Dana Point is a California tragedy. A once-quaint town built upon a quainter headland with a good wave resting upon a seafloor wealthy with abalone and lobster.
You might wonder why I use past tense when referring to the place. I do so because the spot I first encountered in the early ’60s no longer exists.
Gone are the life-giving reefs, the hidden pocket beaches, the rugged cliffs with their secret caves, the clean water, the great waves and the men like Whitey Harrison and Ron Drummond who rode them.
Gone are the crisp reef breaks between Dana Cove and Doheny, spots rarely surfed, with names like “Mee Pees” and “Fisherman’s,” a dot of a reef far offshore that Hawaiian surfing legend Jock Sutherland once compared to Oahu’s Ala Moana.
While this is a tragedy in itself, much more than waves and sea life were lost in 1969 when the rock harbor entombed the place.
While we mostly surfed Doheny, that fun little wave directly to the south of Dana Point, perfect for hotdogging or learning, big south swells would turn our attention to Killer Dana, the outside reef break that roared to life a few days each year, mostly during late summer.
As kids we feared and respected the Point for its size. When we got older, however, we realized that Dana Point was not much of a killer, but a gentle, forgiving wave that could make you feel like a hero whenever you made the drop, trying to steer clear of the older gentlemen on their balsa planks and the amazing ironman, Ron Drummond, on his canoe. (Drummond, who would sometimes stand up on his canoe, is the first Stand Up Paddler I ever saw.)
Like a legendary old surfer who once ruled the waves at your home break, we respected Killer Dana and would sometimes speak of how the big boulders being dumped to form her sarcophagus would be busted up like pebbles during the first big Chubasco swell.
That was our “Elvis is still alive” moment, a desperate wish without facts to back it up.

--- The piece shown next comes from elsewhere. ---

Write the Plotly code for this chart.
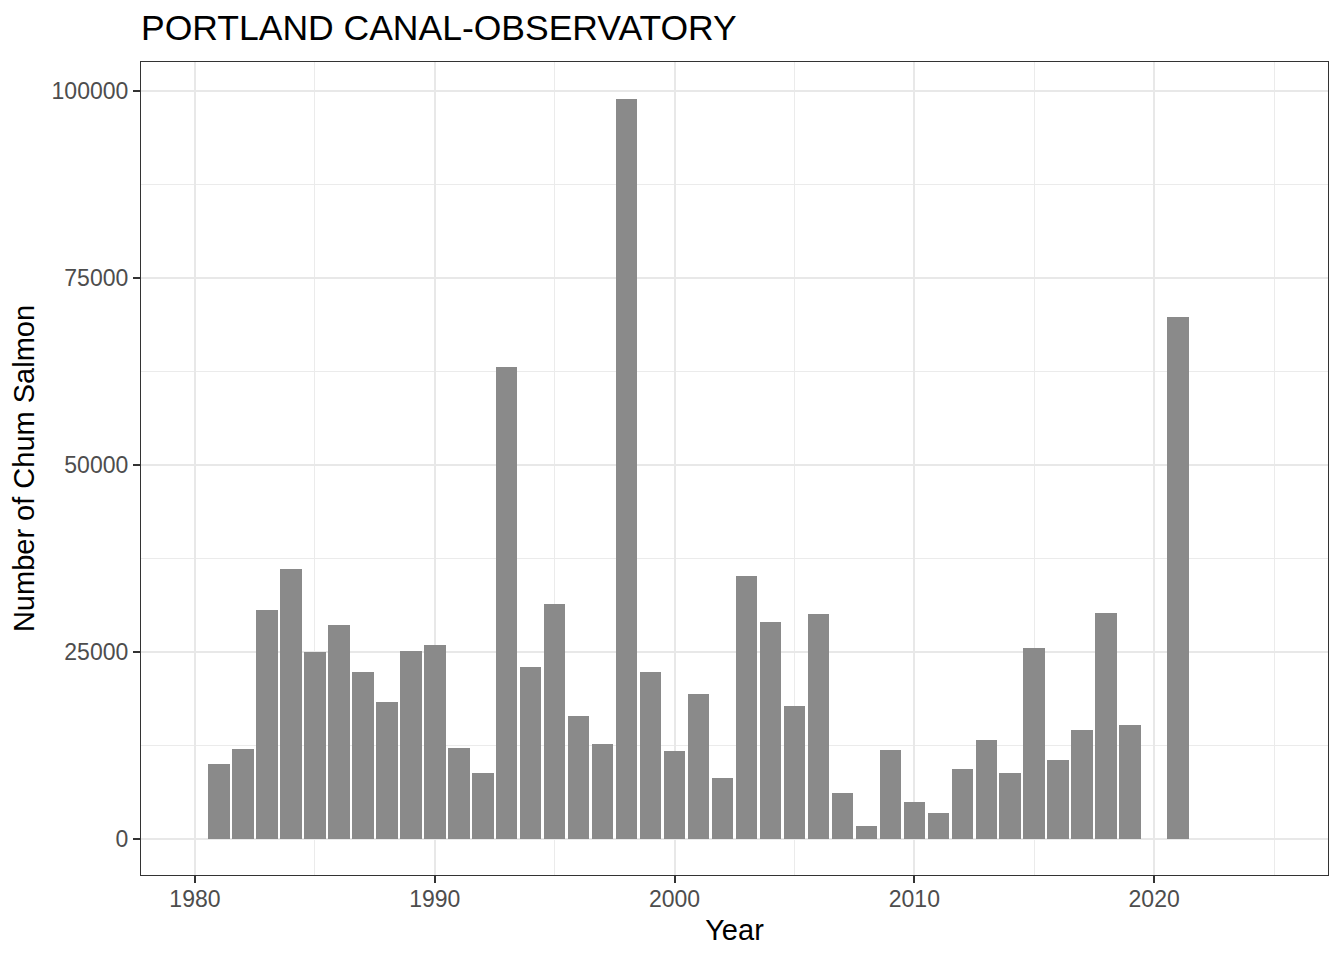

And, of course, that wish never came true.
When the harbor was complete, many of the surfers I had grown up with moved on — some to Hawaii, some to the mountains, many more to the Encinitas area, where I too migrated in the summer of 1970.
In the ’60s there were plans for other pleasure boat harbors up and down the California coast.
One that reached the blueprint stage was slated to destroy our own Cardiff Reef, something that would probably have negatively affected not only the main breaks there, but the surrounding spots — Seaside to the south and Pipes to the north.
Killer Dana is dead, but its legend continues as does, hopefully, the lessons of a place in time that we loved and lost, without a fight.
I wonder what Richard Henry Dana — who in his classic book, “Two Years Before the Mast,” called Dana Point “the most romantic spot on the California coast” — would think of it all.
I like to think he would side with many of us who remain appalled by the diesel-spewing power boats and the taming of those once wild waters.
Then again, he might be like many others who visit there — glad that the waves no longer interfere with sailing and happy for a quick bite before heading out to sea again.